Conceptual and Unbiased Reasoning in Language Models
This addresses the problem of improving generalization and reducing bias in AI systems for applications requiring high-level abstract reasoning, though it is incremental in enhancing existing models.
The paper tackles the problem of limited conceptual reasoning in large language models by proposing a novel framework that forces models to reason abstractly, showing a 9% to 28% drop in performance compared to direct inference. It then introduces techniques that improve conceptual reasoning by 8% to 11%, leading to more robust and less biased decision-making.

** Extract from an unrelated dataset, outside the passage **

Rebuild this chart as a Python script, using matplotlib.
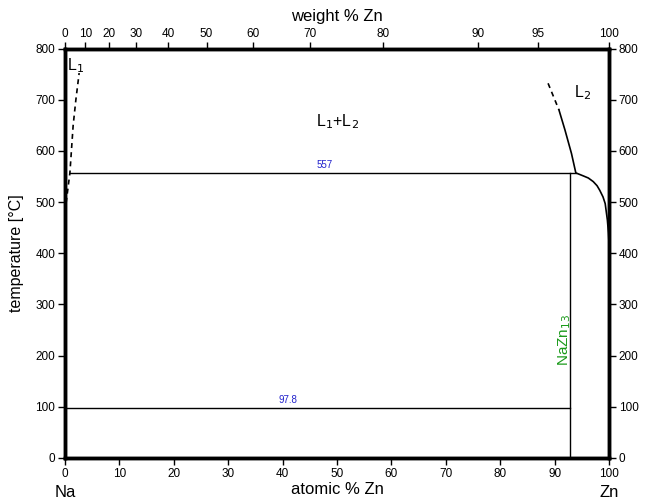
import numpy as np
import matplotlib.pyplot as plt

plt.rcParams['font.family'] = ['Liberation Sans', 'DejaVu Sans']

# liquidus L1 (Na-rich side, dashed)
l1_x = [0.0, 0.2, 0.9, 1.5, 2.0, 2.6]
l1_t = [445, 498, 557, 650, 700, 752]
# liquidus L2 (Zn-rich side): dashed upper part, then solid
l2_dash_x = [88.8, 89.8, 90.8]
l2_dash_t = [732, 706, 680]
l2_x = [90.8, 91.9, 93.1, 93.9, 94.6, 95.3, 96.2, 97.1, 97.8, 98.3,
        98.9, 99.3, 99.7, 99.9, 100.0]
l2_t = [680, 641, 595, 557, 554, 551, 547, 540, 532, 523,
        510, 497, 465, 440, 420]
# invariants
mono_t = 557
mono_x = [0.9, 93.9]
eut_t = 97.8
eut_x = [0.0, 92.86]
compound_x = 92.86

wt_ticks = [0, 10, 20, 30, 40, 50, 60, 70, 80, 90, 95, 100]
M_NA, M_ZN = 22.99, 65.38


def wt_to_at(w):
    w = np.asarray(w, dtype=float)
    a = w / M_ZN
    b = (100 - w) / M_NA
    return 100 * a / (a + b)


fig = plt.figure(figsize=(6.48, 5.0), dpi=100)
ax = fig.add_axes([65 / 648, 42 / 500, 544 / 648, 409.5 / 500])

lw = 1.2
dash = (0, (3, 2.5))
ax.plot(l1_x, l1_t, color='black', lw=lw, ls=dash)
ax.plot(l2_dash_x, l2_dash_t, color='black', lw=lw, ls=dash)
ax.plot(l2_x, l2_t, color='black', lw=lw)
ax.plot(mono_x, [mono_t, mono_t], color='black', lw=1)
ax.plot(eut_x, [eut_t, eut_t], color='black', lw=1)
ax.plot([compound_x, compound_x], [0, mono_t], color='black', lw=1)

ax.text(47.8, mono_t + 5, '557', color='#2222cc', fontsize=7, ha='center', va='bottom')
ax.text(41.0, eut_t + 5, '97.8', color='#2222cc', fontsize=7, ha='center', va='bottom')
ax.text(91.9, 230, 'NaZn$_{13}$', color='#1a9a1a', fontsize=11, rotation=90,
        ha='center', va='center')
ax.text(0.4, 767, 'L$_1$', fontsize=11.5, ha='left', va='center')
ax.text(93.6, 713, 'L$_2$', fontsize=11.5, ha='left', va='center')
ax.text(50.1, 657, 'L$_1$+L$_2$', fontsize=11.5, ha='center', va='center')

ax.set_xlim(0, 100)
ax.set_ylim(0, 800)
ax.set_xticks(np.arange(0, 101, 10))
ax.set_yticks(np.arange(0, 801, 100))
ax.tick_params(direction='out', length=5, width=1, labelsize=8.5, pad=2,
               right=True, labelright=True)
for s in ax.spines.values():
    s.set_linewidth(2.5)
ax.set_ylabel('temperature [°C]', fontsize=11.5, labelpad=8)
ax.set_xlabel('atomic % Zn', fontsize=12, labelpad=2)

ax.text(0, -0.065, 'Na', transform=ax.get_xaxis_transform(), fontsize=12,
        ha='center', va='top')
ax.text(100, -0.065, 'Zn', transform=ax.get_xaxis_transform(), fontsize=12,
        ha='center', va='top')

top = ax.twiny()
top.set_xlim(0, 100)
top.set_xticks(wt_to_at(wt_ticks))
top.set_xticklabels([str(w) for w in wt_ticks])
top.tick_params(direction='out', length=5, width=1, labelsize=8.5, pad=1)
top.set_xlabel('weight % Zn', fontsize=12, labelpad=5)
for s in top.spines.values():
    s.set_linewidth(2.5)

fig.savefig('out.png', dpi=100)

Conceptual reasoning, the ability to reason in abstract and high-level perspectives, is key to generalization in human cognition. However, limited study has been done on large language models' capability to perform conceptual reasoning. In this work, we bridge this gap and propose a novel conceptualization framework that forces models to perform conceptual reasoning on abstract questions and generate solutions in a verifiable symbolic space. Using this framework as an analytical tool, we show that existing large language models fall short on conceptual reasoning, dropping 9% to 28% on various benchmarks compared to direct inference methods. We then discuss how models can improve since high-level abstract reasoning is key to unbiased and generalizable decision-making. We propose two techniques to add trustworthy induction signals by generating familiar questions with similar underlying reasoning paths and asking models to perform self-refinement. Experiments show that our proposed techniques improve models' conceptual reasoning performance by 8% to 11%, achieving a more robust reasoning system that relies less on inductive biases.